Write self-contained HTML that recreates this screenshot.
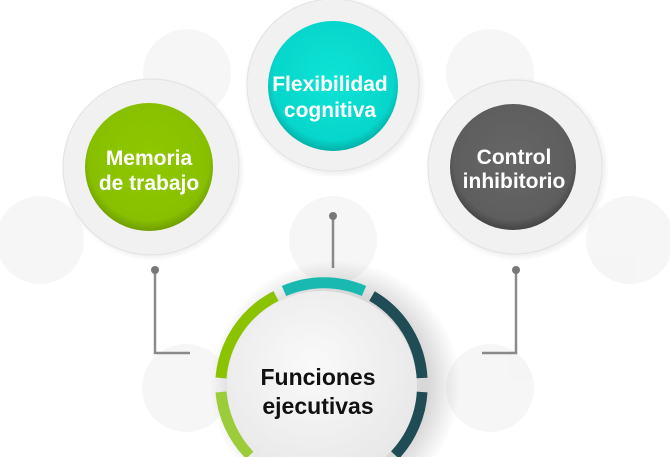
<!DOCTYPE html>
<html><head><meta charset="utf-8"><style>
html,body{margin:0;padding:0;background:#fff;width:670px;height:457px;overflow:hidden;}
svg{display:block;}
text{font-family:"Liberation Sans",sans-serif;font-weight:bold;text-anchor:middle;}
</style></head><body>
<svg width="670" height="457" viewBox="0 0 670 457" xmlns="http://www.w3.org/2000/svg">
<defs>
<radialGradient id="sh" cx="50%" cy="50%" r="50%">
<stop offset="75%" stop-color="#000" stop-opacity="0.22"/>
<stop offset="100%" stop-color="#000" stop-opacity="0"/>
</radialGradient>
<radialGradient id="gg" cx="50%" cy="45%" r="55%"><stop offset="0%" stop-color="#8fc800"/><stop offset="85%" stop-color="#88c000"/><stop offset="100%" stop-color="#6f9e00"/></radialGradient>
<radialGradient id="tg" cx="50%" cy="45%" r="55%"><stop offset="0%" stop-color="#0ee3d6"/><stop offset="85%" stop-color="#06d6cb"/><stop offset="100%" stop-color="#04b0a7"/></radialGradient>
<radialGradient id="kg" cx="50%" cy="45%" r="55%"><stop offset="0%" stop-color="#666"/><stop offset="85%" stop-color="#5e5e5e"/><stop offset="100%" stop-color="#444"/></radialGradient>
<radialGradient id="wg" cx="45%" cy="40%" r="60%"><stop offset="0%" stop-color="#fafafa"/><stop offset="100%" stop-color="#e8e8e8"/></radialGradient>
</defs>
<g fill="#f0f0f0" opacity="0.6">
<circle cx="187" cy="73" r="44"/><circle cx="490" cy="73" r="44"/>
<circle cx="40" cy="240" r="44"/><circle cx="630" cy="240" r="44"/>
<circle cx="333" cy="240" r="44"/>
<circle cx="186" cy="388" r="44"/><circle cx="490" cy="388" r="44"/>
</g>
<g stroke="#8a8a8a" stroke-width="2.5" fill="none">
<polyline points="155,270 155,353 190,353"/>
<line x1="333" y1="216" x2="333" y2="268"/>
<polyline points="516,270 516,353 482,353"/>
</g>
<g fill="#777"><circle cx="155" cy="270" r="4"/><circle cx="333" cy="216" r="4"/><circle cx="516" cy="270" r="4"/></g>
<circle cx="153" cy="169" r="92" fill="url(#sh)"/>
<circle cx="151" cy="167" r="88" fill="#f1f1f1" stroke="#e2e2e2"/>
<circle cx="149" cy="167" r="64" fill="url(#gg)"/>
<text x="149" y="165" font-size="21" fill="#fff">Memoria</text>
<text x="149" y="190" font-size="21" fill="#fff">de trabajo</text>

<circle cx="335" cy="87" r="91" fill="url(#sh)"/>
<circle cx="333" cy="85" r="86" fill="#f1f1f1" stroke="#e2e2e2"/>
<circle cx="333" cy="86" r="65" fill="url(#tg)"/>
<text x="330" y="91" font-size="21" fill="#fff">Flexibilidad</text>
<text x="330" y="117" font-size="21" fill="#fff">cognitiva</text>

<circle cx="517" cy="169" r="92" fill="url(#sh)"/>
<circle cx="515" cy="167" r="87" fill="#f1f1f1" stroke="#e2e2e2"/>
<circle cx="513" cy="167" r="63" fill="url(#kg)"/>
<text x="514" y="164" font-size="21" fill="#fff">Control</text>
<text x="514" y="188" font-size="21" fill="#fff">inhibitorio</text>

<circle cx="335" cy="385" r="125" fill="url(#sh)" opacity="0.7"/>
<g fill="none" stroke-width="11">
<path d="M 221 378 A 101 101 0 0 1 276 296" stroke="#8cc300"/>
<path d="M 221 392 A 101 101 0 0 0 250 455" stroke="#9ccc3a"/>
<path d="M 284 291 A 101 101 0 0 1 364 291" stroke="#19b9b0"/>
<path d="M 372 296 A 101 101 0 0 1 422 378" stroke="#1f4c55"/>
<path d="M 422 392 A 101 101 0 0 1 395 455" stroke="#1f4c55"/>
</g>
<circle cx="322" cy="386" r="95" fill="url(#wg)"/>
<text x="318" y="385" font-size="23" fill="#111">Funciones</text>
<text x="318" y="414" font-size="23" fill="#111">ejecutivas</text>
</svg>
</body></html>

++++++++++++++++++++

### [REQUIREMENTS]
Copy the data character for character, but drop all pictures from the copy.

### [ANSWER TO THIS TASK]
Write self-contained HTML that recreates this screenshot.
<!DOCTYPE html>
<html><head><meta charset="utf-8"><style>
html,body{margin:0;padding:0;background:#fff;width:670px;height:457px;overflow:hidden;}
svg{display:block;}
text{font-family:"Liberation Sans",sans-serif;font-weight:bold;text-anchor:middle;}
</style></head><body>
<svg width="670" height="457" viewBox="0 0 670 457" xmlns="http://www.w3.org/2000/svg">
<defs>
<radialGradient id="sh" cx="50%" cy="50%" r="50%">
<stop offset="75%" stop-color="#000" stop-opacity="0.22"/>
<stop offset="100%" stop-color="#000" stop-opacity="0"/>
</radialGradient>
<radialGradient id="gg" cx="50%" cy="45%" r="55%"><stop offset="0%" stop-color="#8fc800"/><stop offset="85%" stop-color="#88c000"/><stop offset="100%" stop-color="#6f9e00"/></radialGradient>
<radialGradient id="tg" cx="50%" cy="45%" r="55%"><stop offset="0%" stop-color="#0ee3d6"/><stop offset="85%" stop-color="#06d6cb"/><stop offset="100%" stop-color="#04b0a7"/></radialGradient>
<radialGradient id="kg" cx="50%" cy="45%" r="55%"><stop offset="0%" stop-color="#666"/><stop offset="85%" stop-color="#5e5e5e"/><stop offset="100%" stop-color="#444"/></radialGradient>
<radialGradient id="wg" cx="45%" cy="40%" r="60%"><stop offset="0%" stop-color="#fafafa"/><stop offset="100%" stop-color="#e8e8e8"/></radialGradient>
</defs>
<g fill="#f0f0f0" opacity="0.6">
<circle cx="187" cy="73" r="44"/><circle cx="490" cy="73" r="44"/>
<circle cx="40" cy="240" r="44"/><circle cx="630" cy="240" r="44"/>
<circle cx="333" cy="240" r="44"/>
<circle cx="186" cy="388" r="44"/><circle cx="490" cy="388" r="44"/>
</g>
<g stroke="#8a8a8a" stroke-width="2.5" fill="none">
<polyline points="155,270 155,353 190,353"/>
<line x1="333" y1="216" x2="333" y2="268"/>
<polyline points="516,270 516,353 482,353"/>
</g>
<g fill="#777"><circle cx="155" cy="270" r="4"/><circle cx="333" cy="216" r="4"/><circle cx="516" cy="270" r="4"/></g>
<circle cx="153" cy="169" r="92" fill="url(#sh)"/>
<circle cx="151" cy="167" r="88" fill="#f1f1f1" stroke="#e2e2e2"/>
<circle cx="149" cy="167" r="64" fill="url(#gg)"/>
<text x="149" y="165" font-size="21" fill="#fff">Memoria</text>
<text x="149" y="190" font-size="21" fill="#fff">de trabajo</text>

<circle cx="335" cy="87" r="91" fill="url(#sh)"/>
<circle cx="333" cy="85" r="86" fill="#f1f1f1" stroke="#e2e2e2"/>
<circle cx="333" cy="86" r="65" fill="url(#tg)"/>
<text x="330" y="91" font-size="21" fill="#fff">Flexibilidad</text>
<text x="330" y="117" font-size="21" fill="#fff">cognitiva</text>

<circle cx="517" cy="169" r="92" fill="url(#sh)"/>
<circle cx="515" cy="167" r="87" fill="#f1f1f1" stroke="#e2e2e2"/>
<circle cx="513" cy="167" r="63" fill="url(#kg)"/>
<text x="514" y="164" font-size="21" fill="#fff">Control</text>
<text x="514" y="188" font-size="21" fill="#fff">inhibitorio</text>

<circle cx="335" cy="385" r="125" fill="url(#sh)" opacity="0.7"/>
<g fill="none" stroke-width="11">
<path d="M 221 378 A 101 101 0 0 1 276 296" stroke="#8cc300"/>
<path d="M 221 392 A 101 101 0 0 0 250 455" stroke="#9ccc3a"/>
<path d="M 284 291 A 101 101 0 0 1 364 291" stroke="#19b9b0"/>
<path d="M 372 296 A 101 101 0 0 1 422 378" stroke="#1f4c55"/>
<path d="M 422 392 A 101 101 0 0 1 395 455" stroke="#1f4c55"/>
</g>
<circle cx="322" cy="386" r="95" fill="url(#wg)"/>
<text x="318" y="385" font-size="23" fill="#111">Funciones</text>
<text x="318" y="414" font-size="23" fill="#111">ejecutivas</text>
</svg>
</body></html>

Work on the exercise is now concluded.